Dessiner la nature telle qu’elle est, la raconter en histoires, devenir le naturaliste qui voyage, c’était sa voie à lui.

Le quatrième : « Monarch, l’ours du Mont Tallac ». 1887, Seton écoute le récit de deux chasseurs de Grizzly : Leurs traques dans la chaîne des montagnes de la Sierra Nevada en Californie.
Aller au contact de la vie sauvage change un homme. Quand vanité et haine se transforme en humilité et amour, mais à quel prix !

Lire les aventures de Seton c’est aussi lire les pistes et apprendre les mœurs du sauvage, s’émerveiller des formidables ressources animales et se convaincre (si cela était nécessaire) que nous devons nous poser encore plus en garant de la naturalité.
C’est également découvrir par ses lectures et ses rencontres des hommes dont la vie était en causalité avec la nature : Henry Thoreau, Ralph Emerson, ou Joseph Wolf par exemple.

«… Les grands naturalistes étaient tous des chercheurs qui avaient pris leur indépendance, et je pense que c’est pour cela qu’ils ont pu garder leur liberté de penser… Sentant le danger menaçant les espèces animales, ils se sont opposés à notre société.

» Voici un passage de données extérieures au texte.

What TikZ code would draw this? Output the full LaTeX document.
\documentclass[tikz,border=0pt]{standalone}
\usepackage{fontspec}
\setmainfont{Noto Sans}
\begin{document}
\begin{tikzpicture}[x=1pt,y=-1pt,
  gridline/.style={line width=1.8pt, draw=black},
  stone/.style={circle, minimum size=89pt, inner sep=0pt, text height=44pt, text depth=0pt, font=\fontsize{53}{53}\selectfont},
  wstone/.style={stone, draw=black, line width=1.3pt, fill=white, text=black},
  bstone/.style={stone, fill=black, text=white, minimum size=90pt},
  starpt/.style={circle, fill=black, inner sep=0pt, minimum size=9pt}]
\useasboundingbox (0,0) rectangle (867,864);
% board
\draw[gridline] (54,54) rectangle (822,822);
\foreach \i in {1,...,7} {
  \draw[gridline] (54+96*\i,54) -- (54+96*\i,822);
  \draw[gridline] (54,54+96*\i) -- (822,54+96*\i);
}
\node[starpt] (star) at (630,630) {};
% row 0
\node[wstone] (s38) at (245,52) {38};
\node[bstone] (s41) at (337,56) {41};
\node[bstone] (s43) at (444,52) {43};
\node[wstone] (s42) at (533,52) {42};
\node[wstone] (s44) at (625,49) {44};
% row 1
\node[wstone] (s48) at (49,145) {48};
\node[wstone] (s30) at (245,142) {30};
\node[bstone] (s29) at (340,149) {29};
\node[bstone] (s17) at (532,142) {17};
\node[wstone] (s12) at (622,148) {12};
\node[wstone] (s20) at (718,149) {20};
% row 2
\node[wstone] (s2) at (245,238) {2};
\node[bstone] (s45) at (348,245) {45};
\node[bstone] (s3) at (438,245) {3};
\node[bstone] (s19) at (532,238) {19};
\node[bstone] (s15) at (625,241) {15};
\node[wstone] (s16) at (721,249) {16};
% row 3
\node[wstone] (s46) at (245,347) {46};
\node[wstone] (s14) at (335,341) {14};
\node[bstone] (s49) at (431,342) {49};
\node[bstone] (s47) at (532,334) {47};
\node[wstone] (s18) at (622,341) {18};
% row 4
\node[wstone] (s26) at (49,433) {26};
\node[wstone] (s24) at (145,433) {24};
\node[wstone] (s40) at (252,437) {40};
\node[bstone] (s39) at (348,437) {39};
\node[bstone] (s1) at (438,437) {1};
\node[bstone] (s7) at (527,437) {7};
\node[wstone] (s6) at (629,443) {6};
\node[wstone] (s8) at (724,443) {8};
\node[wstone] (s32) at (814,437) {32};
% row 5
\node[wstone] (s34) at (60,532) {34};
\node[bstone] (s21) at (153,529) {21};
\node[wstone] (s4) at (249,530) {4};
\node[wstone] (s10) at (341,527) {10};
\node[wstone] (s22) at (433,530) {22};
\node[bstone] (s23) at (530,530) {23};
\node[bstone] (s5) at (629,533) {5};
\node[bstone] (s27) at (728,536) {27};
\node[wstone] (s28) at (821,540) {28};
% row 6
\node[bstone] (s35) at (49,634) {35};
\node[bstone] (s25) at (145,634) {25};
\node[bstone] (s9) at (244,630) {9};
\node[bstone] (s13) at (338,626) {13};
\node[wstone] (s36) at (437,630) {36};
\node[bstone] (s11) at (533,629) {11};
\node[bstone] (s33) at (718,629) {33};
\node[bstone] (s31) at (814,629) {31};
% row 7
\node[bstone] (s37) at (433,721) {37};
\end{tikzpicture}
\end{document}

C’est bien pour cela que Thoreau a voulu montrer l’exemple qu’on pouvait vivre autrement. » - extrait de « Sandhill Stag », livre 3.

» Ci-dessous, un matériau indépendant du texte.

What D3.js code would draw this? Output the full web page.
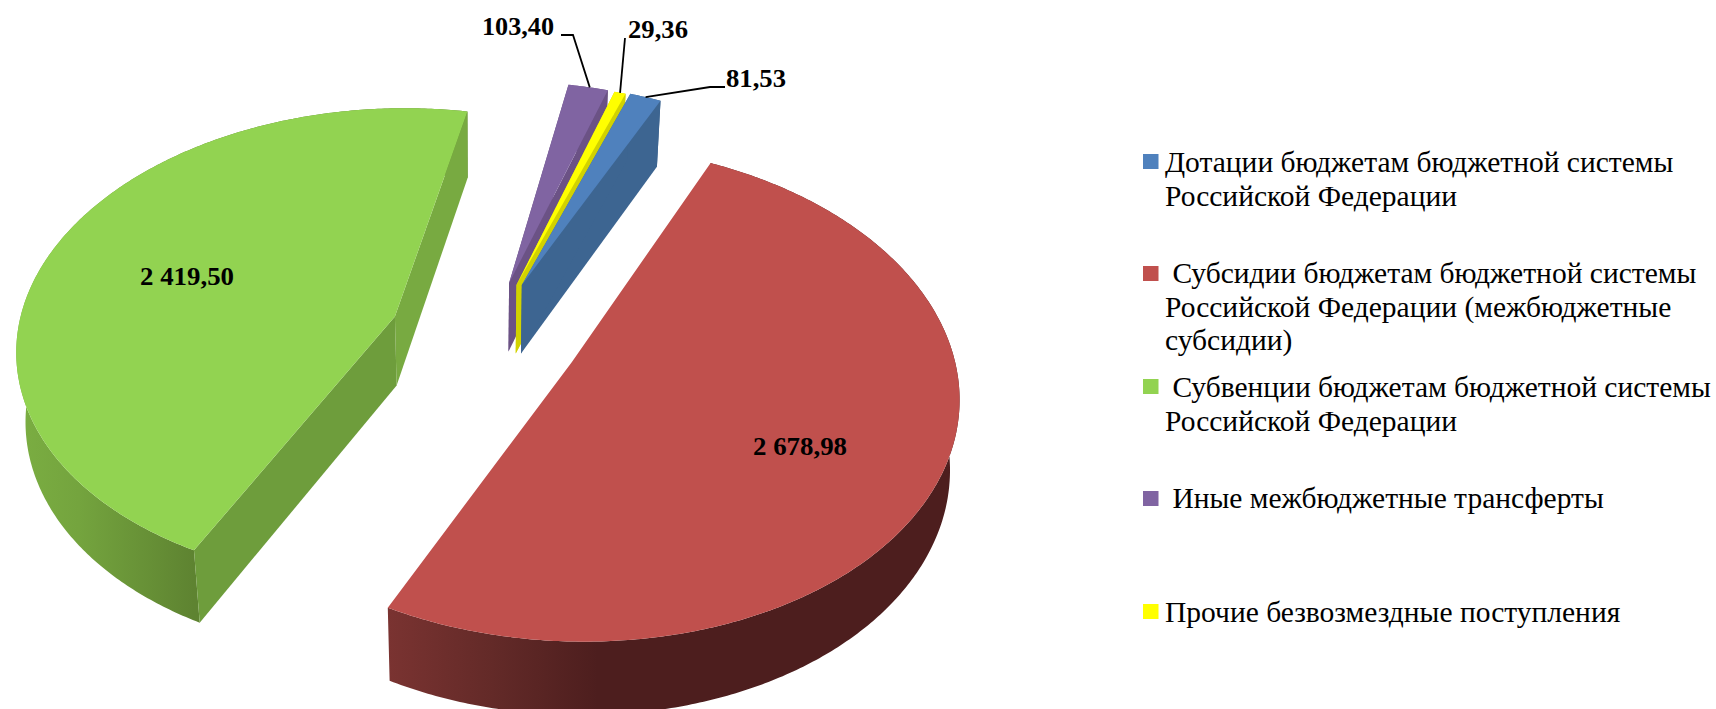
<!DOCTYPE html>
<html>
<head>
<meta charset="utf-8">
<script src="https://cdn.jsdelivr.net/npm/d3@7"></script>
<style>
  body { margin: 0; background: #fff; }
  text { font-family: "Liberation Serif", serif; fill: #000; }
</style>
</head>
<body>
<svg width="1716" height="709"></svg>
<script>
var categories = ["Дотации", "Субсидии", "Субвенции", "Иные", "Прочие"];
var values = [81.53, 2678.98, 2419.50, 103.40, 29.36];
var valueLabels = ["81,53", "2 678,98", "2 419,50", "103,40", "29,36"];
var legendLines = [
  ["Дотации бюджетам бюджетной системы", "Российской Федерации"],
  [" Субсидии бюджетам бюджетной системы", "Российской Федерации (межбюджетные", "субсидии)"],
  [" Субвенции бюджетам бюджетной системы", "Российской Федерации"],
  [" Иные межбюджетные трансферты"],
  ["Прочие безвозмездные поступления"]
];
var topColors = ["#4f81bd", "#c0504d", "#92d351", "#8064a2", "#ffff00"];
var wallColors = ["#3d6591", "#7a3331", "#6e9d3c", "#6b5285", "#d2d200"];
var wallColorsEnd = ["#3d6591", "#7a3331", "#78aa41", "#6b5285", "#d2d200"];

// explosion of each slice on the disc plane, in radii
var shiftX = [0.0946, 0.2216, -0.246, 0.0601, 0.08];
var shiftY = [0.152, -0.175, 0.015, 0.1607, 0.152];
var radiusScale = [1, 1, 1, 1, 1];
// the red slice's cut faces turn away from the viewer
var showCuts = [true, false, true, true, true];

var svg = d3.select("svg");

// perspective of the disc plane
var cx = 487, cy = 320, fx = 375, fy = 234.5, persp = 0.122;
function project(X, Y) {
  var den = 1 + persp * Y;
  return [cx + fx * X / den, cy - fy * Y / den];
}
function drop(p) {
  return [480 + (p[0] - 480) * 0.98, p[1] + 66 + (p[1] - 100) * 0.014];
}

var rotation = 19.8 * Math.PI / 180;
var pie = d3.pie().value(function(d) { return d; }).sort(null)
    .startAngle(rotation).endAngle(rotation + 2 * Math.PI);
var arcs = pie(values);
var line = d3.line();

var slices = arcs.map(function(a, i) {
  var n = Math.max(4, Math.ceil((a.endAngle - a.startAngle) / 0.01));
  var r = radiusScale[i];
  var rim = d3.range(n + 1).map(function(j) {
    var t = a.startAngle + (a.endAngle - a.startAngle) * j / n;
    return project(shiftX[i] + r * Math.sin(t), shiftY[i] + r * Math.cos(t));
  });
  return { i: i, apex: project(shiftX[i], shiftY[i]), rim: rim };
});

var defs = svg.append("defs");
function rimGradient(id, x1, x2, stops) {
  var g = defs.append("linearGradient").attr("id", id)
      .attr("gradientUnits", "userSpaceOnUse")
      .attr("x1", x1).attr("x2", x2).attr("y1", 0).attr("y2", 0);
  stops.forEach(function(s) {
    g.append("stop").attr("offset", s[0]).attr("stop-color", s[1]);
  });
}
var redRim = slices[1].rim, greenRim = slices[2].rim;
rimGradient("rim1", redRim[redRim.length - 1][0], redRim[redRim.length - 1][0] + 210,
  [[0, "#7a3331"], [0.5, "#632a28"], [1, "#4d1e1e"]]);
rimGradient("rim2", d3.min(greenRim, function(d) { return d[0]; }), greenRim[0][0],
  [[0, "#7bae42"], [0.35, "#74a43e"], [1, "#5e8331"]]);

// back to front: outer wall, cut walls, then the top
[2, 3, 4, 0, 1].forEach(function(i) {
  var s = slices[i], g = svg.append("g");
  var first = s.rim[0], last = s.rim[s.rim.length - 1];
  g.append("path")
      .attr("d", line(s.rim.concat(s.rim.map(drop).reverse())) + "Z")
      .attr("fill", i == 1 ? "url(#rim1)" : i == 2 ? "url(#rim2)" : wallColors[i]);
  if (showCuts[i]) {
    g.append("path")
        .attr("d", line([s.apex, last, drop(last), drop(s.apex)]) + "Z")
        .attr("fill", wallColorsEnd[i]);
    g.append("path")
        .attr("d", line([s.apex, first, drop(first), drop(s.apex)]) + "Z")
        .attr("fill", wallColors[i]);
  }
  g.append("path")
      .attr("d", line([s.apex].concat(s.rim)) + "Z")
      .attr("fill", topColors[i]);
});

// leader lines go from the middle of the rim to the label
function rimMid(i) { var r = slices[i].rim; return r[Math.floor(r.length / 2)]; }
var leaders = [
  { i: 3, path: [[561, 35], [573, 35]] },
  { i: 4, path: [[625, 38]] },
  { i: 0, path: [[725, 87], [710, 87]] }
];
svg.selectAll("path.leader").data(leaders).enter().append("path")
    .attr("class", "leader")
    .attr("fill", "none").attr("stroke", "#000").attr("stroke-width", 1.8)
    .attr("d", function(d) { return line(d.path.concat([rimMid(d.i)])); });

var labelPos = [[726, 87, 60], [753, 455, 94], [140, 285, 94], [482, 35, 72], [628, 38, 60]];
svg.selectAll("text.value").data(valueLabels).enter().append("text")
    .attr("class", "value")
    .attr("x", function(d, i) { return labelPos[i][0]; })
    .attr("y", function(d, i) { return labelPos[i][1]; })
    .attr("textLength", function(d, i) { return labelPos[i][2]; })
    .attr("lengthAdjust", "spacingAndGlyphs")
    .attr("font-size", 26).attr("font-weight", "bold")
    .text(function(d) { return d; });

// legend
var legendSwatchY = [154, 266, 379, 491, 604];
var legendBaseY = [172, 283, 397, 508, 622];
var legend = svg.selectAll("g.legend").data(legendLines).enter().append("g").attr("class", "legend");
legend.append("rect")
    .attr("x", 1143).attr("width", 15.5).attr("height", 15)
    .attr("y", function(d, i) { return legendSwatchY[i]; })
    .attr("fill", function(d, i) { return topColors[i]; });
legend.each(function(lines, i) {
  d3.select(this).selectAll("text").data(lines).enter().append("text")
      .attr("x", 1165)
      .attr("y", function(d, j) { return legendBaseY[i] + j * 33.7; })
      .attr("font-size", 29.5)
      .attr("xml:space", "preserve")
      .style("white-space", "pre")
      .text(function(d) { return d; });
});
</script>
</body>
</html>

Enfin, lire les aventures de Seton c’est éveiller le naturaliste qui somnole en chacun de nous et l’inciter à aller voir par lui même, car bien sur, rien ne remplace le terrain et l’expérience personnelle.

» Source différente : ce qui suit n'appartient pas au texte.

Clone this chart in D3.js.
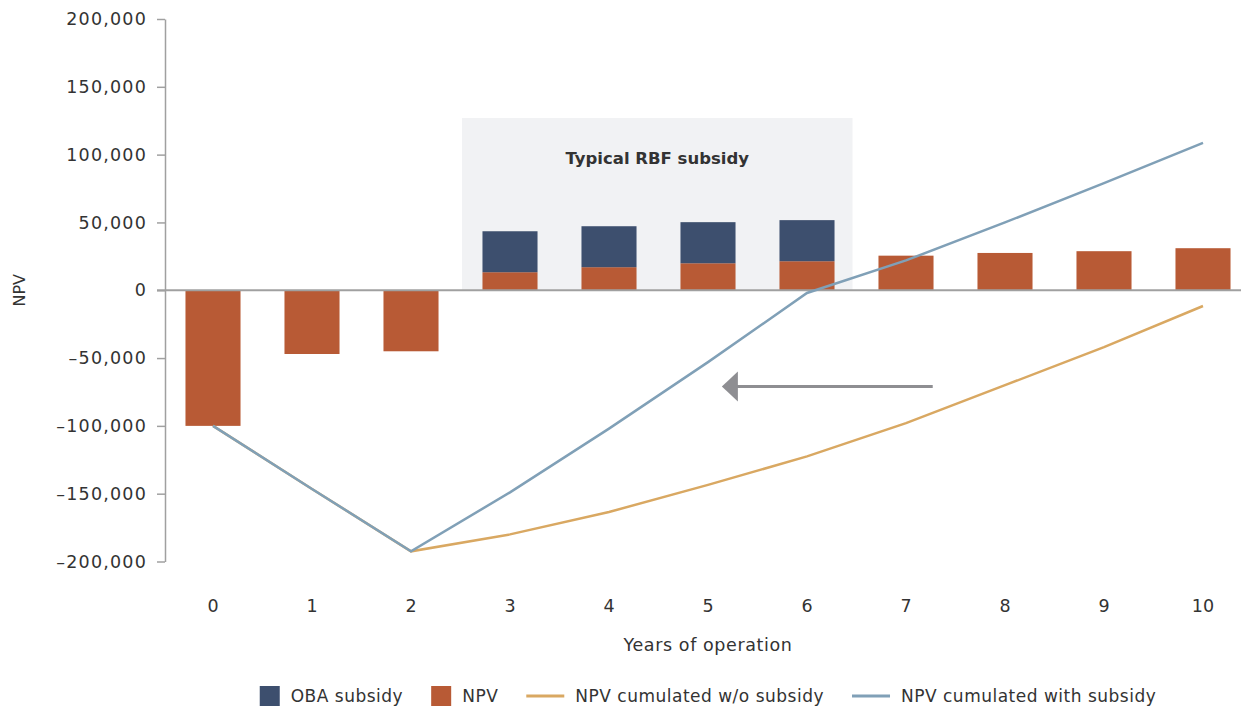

Certes on peut toujours préférer un livre, essai ou biographie à une bande dessinée, mais en l’occurrence les mangas de Imaizumi et Taniguchi semblent dans l’immédiat les seuls à nous parler de Seton et ont l’avantage de pouvoir intéresser un large public. Je les ai lu, mon fils de 9 ans les lit aussi et découvre ainsi la pensée naturaliste dans tout ce qu’elle a de plus saine.

Henri David Thoreau (1817-1862), Ernest Thompson Seton (1860-1946), Robert Hainard (1906-1999) nous ont montré une trace, suivons la, elle devrait mener loin.